(Rows from a dataset of charts and code)
----

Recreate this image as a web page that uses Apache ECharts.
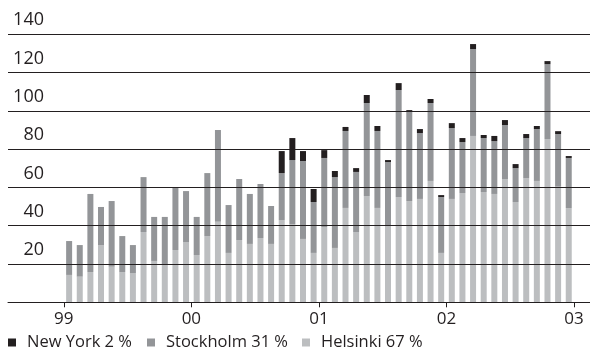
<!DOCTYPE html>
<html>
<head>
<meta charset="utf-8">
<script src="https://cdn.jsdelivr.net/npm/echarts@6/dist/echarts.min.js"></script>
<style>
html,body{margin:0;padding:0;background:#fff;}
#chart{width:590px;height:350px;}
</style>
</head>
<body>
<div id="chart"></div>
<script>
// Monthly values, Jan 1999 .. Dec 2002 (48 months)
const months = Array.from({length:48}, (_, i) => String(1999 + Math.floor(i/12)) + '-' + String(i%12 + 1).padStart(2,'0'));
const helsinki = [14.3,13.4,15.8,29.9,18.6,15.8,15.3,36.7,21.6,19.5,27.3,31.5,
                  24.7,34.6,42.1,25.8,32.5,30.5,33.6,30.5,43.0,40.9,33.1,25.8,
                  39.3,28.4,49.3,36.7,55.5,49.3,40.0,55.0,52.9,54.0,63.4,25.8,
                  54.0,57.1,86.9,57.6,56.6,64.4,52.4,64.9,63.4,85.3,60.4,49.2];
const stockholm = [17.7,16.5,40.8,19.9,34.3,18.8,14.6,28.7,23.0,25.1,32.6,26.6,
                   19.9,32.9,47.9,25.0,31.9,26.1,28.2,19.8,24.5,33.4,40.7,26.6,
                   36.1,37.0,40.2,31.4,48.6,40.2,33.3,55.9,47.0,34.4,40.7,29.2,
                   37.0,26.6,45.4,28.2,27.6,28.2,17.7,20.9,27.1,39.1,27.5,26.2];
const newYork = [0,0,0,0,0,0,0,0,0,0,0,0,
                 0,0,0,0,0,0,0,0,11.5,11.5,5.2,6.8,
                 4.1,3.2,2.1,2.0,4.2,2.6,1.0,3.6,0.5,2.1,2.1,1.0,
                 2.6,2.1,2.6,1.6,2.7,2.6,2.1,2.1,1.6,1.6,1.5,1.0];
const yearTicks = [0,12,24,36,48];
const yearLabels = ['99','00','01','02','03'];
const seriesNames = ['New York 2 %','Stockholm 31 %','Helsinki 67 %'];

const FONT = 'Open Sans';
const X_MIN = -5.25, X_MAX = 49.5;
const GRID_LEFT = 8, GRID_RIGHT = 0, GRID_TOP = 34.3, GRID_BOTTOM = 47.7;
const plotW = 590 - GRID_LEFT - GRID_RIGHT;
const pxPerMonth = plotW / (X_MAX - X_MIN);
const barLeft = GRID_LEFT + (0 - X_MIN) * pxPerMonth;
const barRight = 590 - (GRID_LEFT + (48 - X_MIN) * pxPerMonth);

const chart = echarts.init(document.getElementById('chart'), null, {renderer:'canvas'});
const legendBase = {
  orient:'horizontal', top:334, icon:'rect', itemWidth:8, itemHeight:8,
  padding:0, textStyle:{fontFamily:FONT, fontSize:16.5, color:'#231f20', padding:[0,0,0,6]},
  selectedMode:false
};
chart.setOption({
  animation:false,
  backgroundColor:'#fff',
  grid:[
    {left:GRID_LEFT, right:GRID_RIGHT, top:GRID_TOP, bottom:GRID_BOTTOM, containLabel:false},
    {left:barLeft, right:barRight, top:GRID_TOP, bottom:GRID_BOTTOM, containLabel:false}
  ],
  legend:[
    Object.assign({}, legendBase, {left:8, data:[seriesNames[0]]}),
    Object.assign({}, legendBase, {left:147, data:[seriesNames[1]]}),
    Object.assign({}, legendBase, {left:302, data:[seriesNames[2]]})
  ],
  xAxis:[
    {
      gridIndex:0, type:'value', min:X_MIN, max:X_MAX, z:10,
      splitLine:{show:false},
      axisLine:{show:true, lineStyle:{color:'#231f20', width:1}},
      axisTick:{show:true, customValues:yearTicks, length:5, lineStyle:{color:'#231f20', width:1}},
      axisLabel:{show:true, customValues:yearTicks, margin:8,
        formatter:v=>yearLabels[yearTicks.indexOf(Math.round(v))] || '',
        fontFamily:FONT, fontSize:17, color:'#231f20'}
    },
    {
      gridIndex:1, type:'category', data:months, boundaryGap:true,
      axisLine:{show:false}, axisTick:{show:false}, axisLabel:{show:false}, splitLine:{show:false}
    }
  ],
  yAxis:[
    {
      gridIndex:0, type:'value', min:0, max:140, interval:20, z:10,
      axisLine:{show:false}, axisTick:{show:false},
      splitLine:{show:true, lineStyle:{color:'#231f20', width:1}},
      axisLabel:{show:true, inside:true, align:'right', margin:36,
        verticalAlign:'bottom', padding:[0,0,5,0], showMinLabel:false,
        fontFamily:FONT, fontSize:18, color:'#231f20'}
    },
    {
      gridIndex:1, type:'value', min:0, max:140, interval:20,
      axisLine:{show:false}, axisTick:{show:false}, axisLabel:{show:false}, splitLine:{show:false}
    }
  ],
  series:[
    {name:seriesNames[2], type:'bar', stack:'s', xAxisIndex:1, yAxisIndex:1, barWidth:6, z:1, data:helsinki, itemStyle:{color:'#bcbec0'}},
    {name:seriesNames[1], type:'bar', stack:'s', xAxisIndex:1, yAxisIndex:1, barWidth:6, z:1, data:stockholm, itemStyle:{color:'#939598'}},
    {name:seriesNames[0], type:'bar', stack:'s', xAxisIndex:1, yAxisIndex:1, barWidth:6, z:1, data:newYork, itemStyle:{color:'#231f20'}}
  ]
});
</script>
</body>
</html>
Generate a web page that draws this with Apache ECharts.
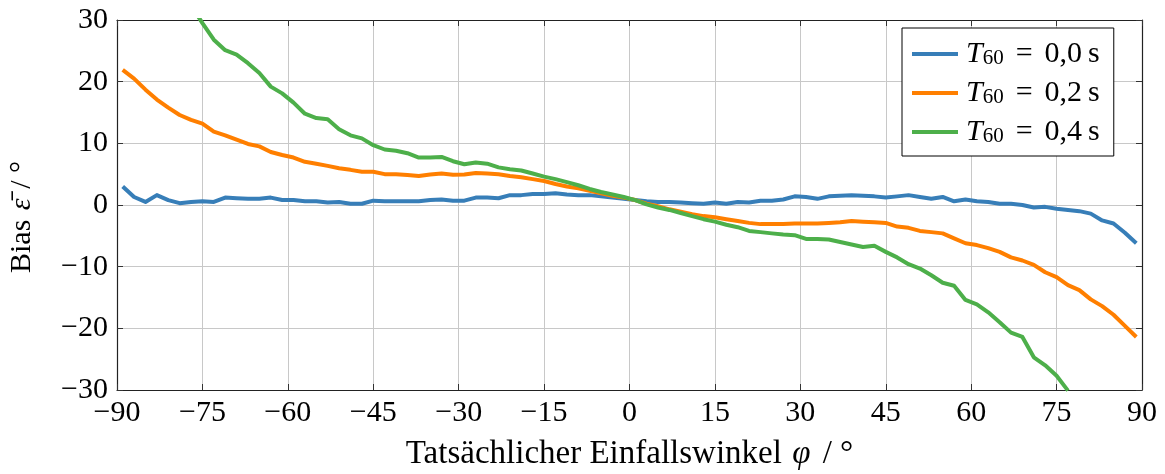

----

WHAT TO WORK ON: Check every line of the entries above for the word "page" and report how many lines contain it, giving the number only.

EXPECTED OUTPUT: 2